Thursday, June 23, 2011 Saturday, May 7, 2011 Monday, February 14, 2011

Geography: boring and irrelevant?

Geography is “boring and irrelevant.” Not my words, I ought to say, but the words of the schools’ inspection body Ofsted. More than 100 secondary schools do not enter a single pupil for a GCSE exam on the subject. Students’ are so cartographically inept that some could not locate Kenya on a map of Africa! “They were not able to locate countries, key mountain ranges or other features with any degree of confidence,” The Independent reports.

While there are of course many other facets to geography other than merely locating nations, seas and mountains on a globe, such as human geography and climate studies, the current crop of pupils’ geographical paucity does speak to an evident and certainly worrying trend in the study of the humanities.

Part of the responsibility for this Gibbonesque downfall rests with the teachers themselves. Ofsted labelled their efforts ‘uninspiring’ and absent of challenge. Just over half of the schools surveyed failed to take advantage of fieldwork, even though results show that such outdoor, interactive activity inspired “a love of the subject.”

Stuck in the confines of the classroom, teachers have turned the subject into an oversimplified object of ridicule. Those reading the subject now are more likely to require a cornucopia of colouring crayons than any classical geographical implement, as to shade the seas, lacquer the land and blush the borders on their incorrectly-labelled maps to the best of their artistic abilities.

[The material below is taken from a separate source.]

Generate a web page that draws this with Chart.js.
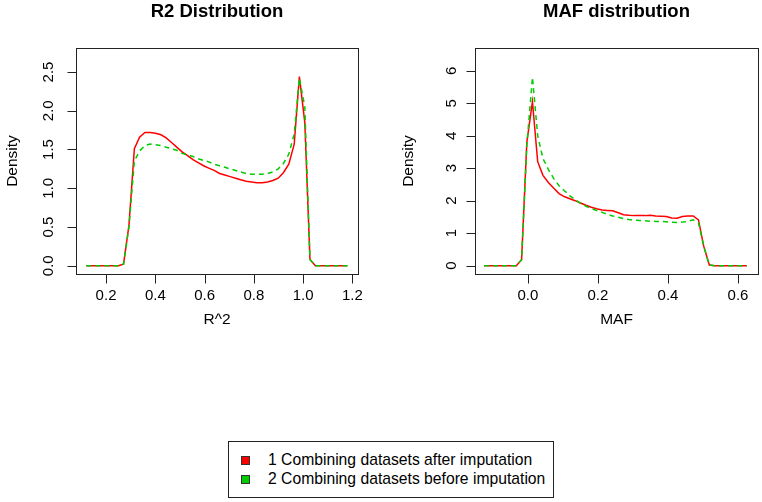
<!DOCTYPE html>
<html>
<head>
<meta charset="utf-8">
<script src="https://cdn.jsdelivr.net/npm/chart.js@4/dist/chart.umd.min.js"></script>
<style>
  html, body { margin: 0; padding: 0; background: #fff; }
  body { width: 762px; height: 502px; position: relative; overflow: hidden; font-family: "Liberation Sans", Arial, sans-serif; }
  canvas { position: absolute; top: 0; }
  #r2Chart { left: 0; }
  #mafChart { left: 381px; }
  .legend { position: absolute; left: 228px; top: 441px; width: 326px; height: 57px; border: 1px solid #222; box-sizing: border-box; font-size: 15.7px; color: #000; }
  .legend .row { position: absolute; left: 0; height: 18px; line-height: 18px; white-space: nowrap; }
  .legend .sw { position: absolute; left: 12px; top: 5px; width: 9px; height: 9px; border: 1px solid #333; box-sizing: border-box; }
  .legend .txt { position: absolute; left: 39px; top: 0; }
</style>
</head>
<body>
<canvas id="r2Chart" width="381" height="340"></canvas>
<canvas id="mafChart" width="381" height="340"></canvas>
<div class="legend" id="legend"></div>

<script>
/* DATA */
const seriesNames = ["1 Combining datasets after imputation", "2 Combining datasets before imputation"];
const seriesColors = ["#FF0000", "#00CD00"];

// R2 density
const r2X = [0.120, 0.142, 0.163, 0.185, 0.207, 0.228, 0.250, 0.271, 0.293, 0.315,
  0.336, 0.358, 0.379, 0.401, 0.423, 0.444, 0.466, 0.487, 0.509, 0.531,
  0.553, 0.574, 0.596, 0.617, 0.639, 0.661, 0.682, 0.704, 0.726, 0.747,
  0.769, 0.791, 0.812, 0.834, 0.856, 0.877, 0.899, 0.920, 0.942, 0.964,
  0.985, 1.007, 1.028, 1.050, 1.072, 1.093, 1.115, 1.137, 1.158, 1.180];
const r2After = [0, 0, 0, 0, 0, 0, 0, 0.02, 0.52, 1.51,
  1.66, 1.72, 1.72, 1.71, 1.69, 1.65, 1.59, 1.53, 1.47, 1.42,
  1.37, 1.33, 1.29, 1.26, 1.23, 1.19, 1.17, 1.15, 1.13, 1.11,
  1.09, 1.08, 1.07, 1.07, 1.08, 1.10, 1.13, 1.20, 1.31, 1.57,
  2.44, 1.85, 0.08, 0, 0, 0, 0, 0, 0, 0];
const r2Before = [0, 0, 0, 0, 0, 0, 0, 0.02, 0.50, 1.35,
  1.48, 1.55, 1.57, 1.56, 1.55, 1.53, 1.51, 1.49, 1.45, 1.43,
  1.41, 1.38, 1.36, 1.34, 1.31, 1.29, 1.27, 1.25, 1.23, 1.21,
  1.19, 1.18, 1.18, 1.18, 1.19, 1.21, 1.25, 1.32, 1.44, 1.70,
  2.42, 2.05, 0.08, 0, 0, 0, 0, 0, 0, 0];
const r2XTicks = [0.2, 0.4, 0.6, 0.8, 1.0, 1.2];
const r2YTicks = [0, 0.5, 1.0, 1.5, 2.0, 2.5];

// MAF density
const mafX = [-0.125, -0.110, -0.094, -0.079, -0.064, -0.049, -0.033, -0.018, -0.003, 0.013,
  0.028, 0.043, 0.059, 0.074, 0.089, 0.105, 0.120, 0.135, 0.150, 0.166,
  0.181, 0.196, 0.212, 0.227, 0.242, 0.258, 0.273, 0.288, 0.303, 0.319,
  0.334, 0.349, 0.365, 0.380, 0.395, 0.411, 0.426, 0.441, 0.456, 0.472,
  0.487, 0.502, 0.518, 0.533, 0.548, 0.564, 0.579, 0.594, 0.609, 0.625];
const mafAfter = [0, 0, 0, 0, 0, 0, 0, 0.18, 3.80, 5.05,
  3.20, 2.78, 2.55, 2.38, 2.22, 2.12, 2.06, 2.00, 1.93, 1.86,
  1.80, 1.75, 1.71, 1.70, 1.69, 1.63, 1.57, 1.55, 1.54, 1.54,
  1.54, 1.55, 1.53, 1.52, 1.51, 1.47, 1.46, 1.51, 1.53, 1.53,
  1.41, 0.60, 0.02, 0, 0, 0, 0, 0, 0, 0];
const mafBefore = [0, 0, 0, 0, 0, 0, 0, 0.18, 3.70, 5.80,
  4.00, 3.30, 2.95, 2.68, 2.46, 2.30, 2.15, 2.03, 1.92, 1.83,
  1.76, 1.70, 1.64, 1.58, 1.53, 1.49, 1.45, 1.42, 1.40, 1.39,
  1.38, 1.37, 1.36, 1.36, 1.35, 1.34, 1.33, 1.34, 1.36, 1.41,
  1.32, 0.60, 0.02, 0, 0, 0, 0, 0, 0, 0];
const mafXTicks = [0.0, 0.2, 0.4, 0.6];
const mafYTicks = [0, 1, 2, 3, 4, 5, 6];

/* HELPERS */
const FONT = '"Liberation Sans", Arial, sans-serif';
const pts = (xs, ys) => xs.map((x, i) => ({ x, y: ys[i] }));

// R style box, ticks and labels
const rAxes = {
  id: "rAxes",
  afterDraw(chart, args, o) {
    const { ctx, chartArea: a } = chart;
    const sx = chart.scales.x, sy = chart.scales.y;
    ctx.save();
    ctx.strokeStyle = "#222";
    ctx.lineWidth = 1;
    const L = Math.round(a.left) + 0.5, T = Math.round(a.top) + 0.5;
    const R = Math.round(a.right) + 0.5, B = Math.round(a.bottom) + 0.5;
    ctx.strokeRect(L, T, R - L, B - T);

    ctx.beginPath();
    sx.ticks.forEach((t) => {
      const px = Math.round(sx.getPixelForValue(t.value)) + 0.5;
      ctx.moveTo(px, B);
      ctx.lineTo(px, B + 9);
    });
    sy.ticks.forEach((t) => {
      const py = Math.round(sy.getPixelForValue(t.value)) + 0.5;
      ctx.moveTo(L, py);
      ctx.lineTo(L - 9, py);
    });
    ctx.stroke();

    ctx.fillStyle = "#000";
    ctx.font = "15px " + FONT;
    ctx.textAlign = "center";
    ctx.textBaseline = "middle";
    sx.ticks.forEach((t) => {
      ctx.fillText(t.value.toFixed(o.xDec), sx.getPixelForValue(t.value), o.xLabelY);
    });
    sy.ticks.forEach((t) => {
      ctx.save();
      ctx.translate(o.yLabelX, sy.getPixelForValue(t.value));
      ctx.rotate(-Math.PI / 2);
      ctx.fillText(t.value.toFixed(o.yDec), 0, 0);
      ctx.restore();
    });

    ctx.font = "15.5px " + FONT;
    ctx.fillText(o.xTitle, (a.left + a.right) / 2, o.xTitleY);
    ctx.save();
    ctx.translate(o.yTitleX, (a.top + a.bottom) / 2);
    ctx.rotate(-Math.PI / 2);
    ctx.fillText(o.yTitle, 0, 0);
    ctx.restore();
    ctx.restore();
  },
};

function makeChart(id, cfg) {
  return new Chart(document.getElementById(id), {
    type: "line",
    data: {
      datasets: [
        { label: seriesNames[0], data: pts(cfg.xs, cfg.after), borderColor: seriesColors[0], borderWidth: 1.5, order: 1 },
        { label: seriesNames[1], data: pts(cfg.xs, cfg.before), borderColor: seriesColors[1], borderWidth: 1.5, borderDash: [5, 4], order: 0 },
      ],
    },
    options: {
      responsive: false,
      animation: false,
      devicePixelRatio: 1,
      layout: { padding: { top: 0, left: 0, bottom: 0, right: cfg.padRight } },
      elements: { point: { radius: 0 }, line: { tension: 0, fill: false } },
      plugins: {
        legend: { display: false },
        tooltip: { enabled: false },
        title: {
          display: true,
          fullSize: false,
          text: cfg.title,
          color: "#000",
          font: { family: FONT, size: 18.5, weight: "bold" },
          padding: { top: 1, bottom: 24.8 },
        },
        rAxes: cfg.axes,
      },
      scales: {
        x: {
          type: "linear",
          bounds: "data",
          min: cfg.xMin,
          max: cfg.xMax,
          ticks: { display: false },
          grid: { display: false },
          border: { display: false },
          afterBuildTicks: (s) => { s.ticks = cfg.xTicks.map((v) => ({ value: v })); },
          afterFit: (s) => { s.height = 66; },
        },
        y: {
          type: "linear",
          bounds: "data",
          min: cfg.yMin,
          max: cfg.yMax,
          ticks: { display: false },
          grid: { display: false },
          border: { display: false },
          afterBuildTicks: (s) => { s.ticks = cfg.yTicks.map((v) => ({ value: v })); },
          afterFit: (s) => { s.width = cfg.yWidth; },
        },
      },
    },
    plugins: [rAxes],
  });
}

/* CHARTS */
makeChart("r2Chart", {
  title: "R2 Distribution",
  xs: r2X, after: r2After, before: r2Before,
  xTicks: r2XTicks, yTicks: r2YTicks,
  xMin: 0.078, xMax: 1.223,
  yMin: -0.107, yMax: 2.81,
  yWidth: 76, padRight: 23,
  axes: { xDec: 1, yDec: 1, xLabelY: 296, yLabelX: 48.5, xTitle: "R^2", xTitleY: 320, yTitle: "Density", yTitleX: 13 },
});

makeChart("mafChart", {
  title: "MAF distribution",
  xs: mafX, after: mafAfter, before: mafBefore,
  xTicks: mafXTicks, yTicks: mafYTicks,
  xMin: -0.151, xMax: 0.657,
  yMin: -0.257, yMax: 6.70,
  yWidth: 94, padRight: 4,
  axes: { xDec: 1, yDec: 0, xLabelY: 296, yLabelX: 71, xTitle: "MAF", xTitleY: 320, yTitle: "Density", yTitleX: 27.5 },
});

/* LEGEND */
document.getElementById("legend").innerHTML = seriesNames
  .map((n, i) => `
    <div class="row" style="top:${9 + i * 18.5}px">
      <span class="sw" style="background:${seriesColors[i]}"></span>
      <span class="txt">${n}</span>
    </div>`)
  .join("");
</script>
</body>
</html>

This government and the last have set their sights firmly on improvements in maths and science scores as the be all and end all of the nation’s education system. In part, there is something very worthy and earnest about their efforts. British pupils are currently obtaining grades and results below the OECD average for mathematics, and lag far behind nations like China (Shanghai), Hong Kong, Taiwan and Singapore.

On the other hand, this focus on the more directly applicable subjects is a by-product of the commercialisation of our education system. No longer does learning exist for learning’s sake. Successive governments have destroyed the vision of the classroom as a forum for pupils to grow, to accomplish, to change the way they see the world through exploration of the arts, humanities and languages.

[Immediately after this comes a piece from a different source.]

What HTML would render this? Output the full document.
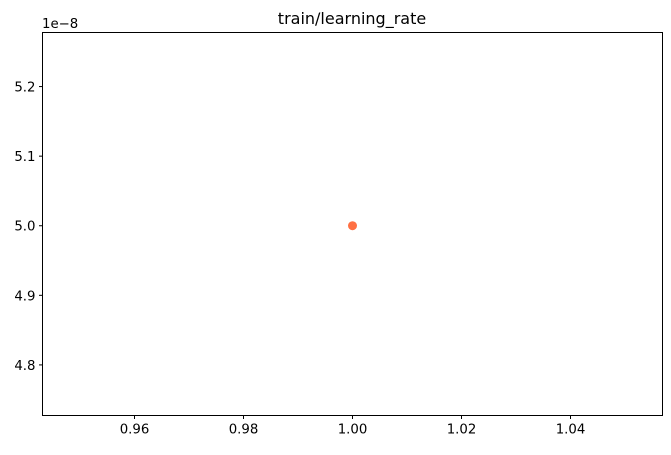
<!DOCTYPE html>
<html><head><meta charset="utf-8"><style>
body{margin:0;background:#fff;width:671px;height:451px;overflow:hidden;font-family:"DejaVu Sans","Liberation Sans",sans-serif;}
</style></head><body>
<svg id="chart" width="671" height="451" xmlns="http://www.w3.org/2000/svg" font-family="DejaVu Sans, Liberation Sans, sans-serif">
<rect width="671" height="451" fill="#fff"/>
<text x="352" y="24" font-size="16" text-anchor="middle" fill="#000">train/learning_rate</text>
<text x="42" y="28" font-size="13.3" fill="#000">1e−8</text>
<g id="ticks"></g>
<g id="points"></g>
<rect x="42.5" y="32.5" width="620" height="383" fill="none" stroke="#000" stroke-width="1"/>
</svg>
<script>
const xTicks = [0.96, 0.98, 1.00, 1.02, 1.04];
const xTickLabels = ["0.96", "0.98", "1.00", "1.02", "1.04"];
const yTicks = [4.8, 4.9, 5.0, 5.1, 5.2];
const yTickLabels = ["4.8", "4.9", "5.0", "5.1", "5.2"];
const xValues = [1.0];
const yValues = [5.0];

const L = 42.5, R = 662.5, T = 32.5, B = 415.5;
const xMin = 0.94312, xMax = 1.05688, yMin = 4.7273, yMax = 5.2777;
const sx = v => L + (v - xMin) / (xMax - xMin) * (R - L);
const sy = v => B - (v - yMin) / (yMax - yMin) * (B - T);
const NS = "http://www.w3.org/2000/svg";
const tg = document.getElementById('ticks');
function mk(tag, attrs, parent) {
  const e = document.createElementNS(NS, tag);
  for (const k in attrs) e.setAttribute(k, attrs[k]);
  parent.appendChild(e);
  return e;
}
xTicks.forEach((v, i) => {
  const x = sx(v);
  const l = mk('line', {x1: x, x2: x, y1: B, y2: B + 3.5, stroke: '#000'}, tg);
  
  
  const t = mk('text', {x: x, y: B + 18, 'font-size': 13.3, 'text-anchor': 'middle', fill: '#000'}, tg);
  t.textContent = xTickLabels[i];
  
  
});
yTicks.forEach((v, i) => {
  const y = sy(v);
  const l = mk('line', {x1: L - 3.5, x2: L, y1: y, y2: y, stroke: '#000'}, tg);
  
  
  const t = mk('text', {x: L - 7, y: y + 5, 'font-size': 13.3, 'text-anchor': 'end', fill: '#000'}, tg);
  t.textContent = yTickLabels[i];
  
  
});
const pg = document.getElementById('points');
xValues.forEach((v, i) => {
  const c = mk('circle', {cx: sx(v), cy: sy(yValues[i]), r: 4.5, fill: '#ff7043'}, pg);
  
  
});
</script>
</body></html>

Rather, in a desperate bid to play catch-up with the East, the school has become a factory, constructing functionally-literate monsters on a production line managed by idiots. The quality control, so to speak, are endless lists of GCSE grades now rendered meaningless by the ease of their attainability.

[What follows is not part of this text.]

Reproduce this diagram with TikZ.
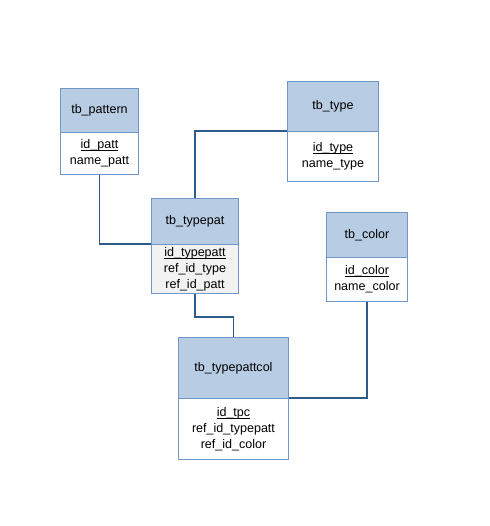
\documentclass[tikz,border=0pt]{standalone}
\usepackage{fontspec}
\setmainfont{Liberation Sans}
\definecolor{hdrfill}{HTML}{B8CCE4}
\definecolor{boxline}{HTML}{7097C8}
\definecolor{conn}{HTML}{2E5C8A}
\definecolor{bodygray}{HTML}{F2F2F2}
\newcommand{\tbfont}{\fontsize{9.4}{12}\selectfont}
\newcommand{\keyfield}[1]{\underline{\smash{#1}}\vphantom{p}}
\begin{document}
\begin{tikzpicture}[x=0.75pt,y=-0.75pt,
  hdr/.style={draw=boxline, fill=hdrfill, line width=0.75pt, inner sep=0pt,
    anchor=north west, font=\tbfont, align=center},
  bdy/.style={draw=boxline, fill=white, line width=0.75pt, inner sep=0pt,
    anchor=north west, font=\tbfont, align=center, text depth=-4.5pt},
  link/.style={draw=conn, line width=0.8pt}]
\useasboundingbox[fill=white] (0,0) rectangle (490,526);
% tb_pattern
\node[hdr, minimum width=78*0.75pt, minimum height=44*0.75pt] (pattern) at (60,88) {tb\_pattern};
\node[bdy, minimum width=78*0.75pt, minimum height=42*0.75pt] (patternb) at (60,132) {\keyfield{id\_patt}\\name\_patt};
% tb_type
\node[hdr, minimum width=91*0.75pt, minimum height=50*0.75pt] (type) at (287,81) {tb\_type};
\node[bdy, minimum width=91*0.75pt, minimum height=50*0.75pt] (typeb) at (287,131) {\keyfield{id\_type}\\name\_type};
% tb_typepat
\node[hdr, minimum width=87*0.75pt, minimum height=46*0.75pt] (typepat) at (151,198) {tb\_typepat};
\node[bdy, fill=bodygray, minimum width=87*0.75pt, minimum height=49*0.75pt] (typepatb) at (151,244) {\keyfield{id\_typepatt}\\ref\_id\_type\\ref\_id\_patt};
% tb_color
\node[hdr, minimum width=81*0.75pt, minimum height=45*0.75pt] (color) at (326,212) {tb\_color};
\node[bdy, minimum width=81*0.75pt, minimum height=44*0.75pt] (colorb) at (326,257) {\keyfield{id\_color}\\name\_color};
% tb_typepattcol
\node[hdr, minimum width=110*0.75pt, minimum height=61*0.75pt] (typepattcol) at (178,337) {tb\_typepattcol};
\node[bdy, minimum width=110*0.75pt, minimum height=61*0.75pt] (typepattcolb) at (178,398) {\keyfield{id\_tpc}\\ref\_id\_typepatt\\ref\_id\_color};
% connectors
\draw[link] (patternb.south) |- (typepatb.north west);
\draw[link] (typeb.north west) -| (typepat.north);
\draw[link] (typepatb.south) -- ++(0,23) coordinate (bend) -| (typepattcol.north);
\draw[link] (colorb.south) |- (typepattcolb.north east);
\end{tikzpicture}
\end{document}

Funding has collapsed for subjects not deemed profitable. Ofsted found that in one in 10 of the primary schools visited, geography was more or less disappearing. Moreover, in approximately half the primary schools visited, pupils in some classes were taught no geography at all.

The decline in the standard of geography teaching is therefore the result of the state’s neglectful and in some instances deliberately reckless humanities policy programme. Blame must be placed upon the practitioners of course, but it too ought to rest with the enablers. How can teachers carry out fieldwork exercises with no funds for equipment or for transport?

When the world’s attention finally turns towards dealing in a coordinated manner with the great ecological questions of our time - climate change; population growth; natural disasters - geography will be as essential as science to those seeking the answers.

Dr. Rita Gardner, director of the Royal Geographical Society, stresses that “all young people should have the opportunity to experience a good quality geography education so they can understand the world’s places, people and environments.” The government and the teachers need to recognise that such a notion has never been more correct and more relevant.

An edited version of this article was published in London Student, February 14, 2011.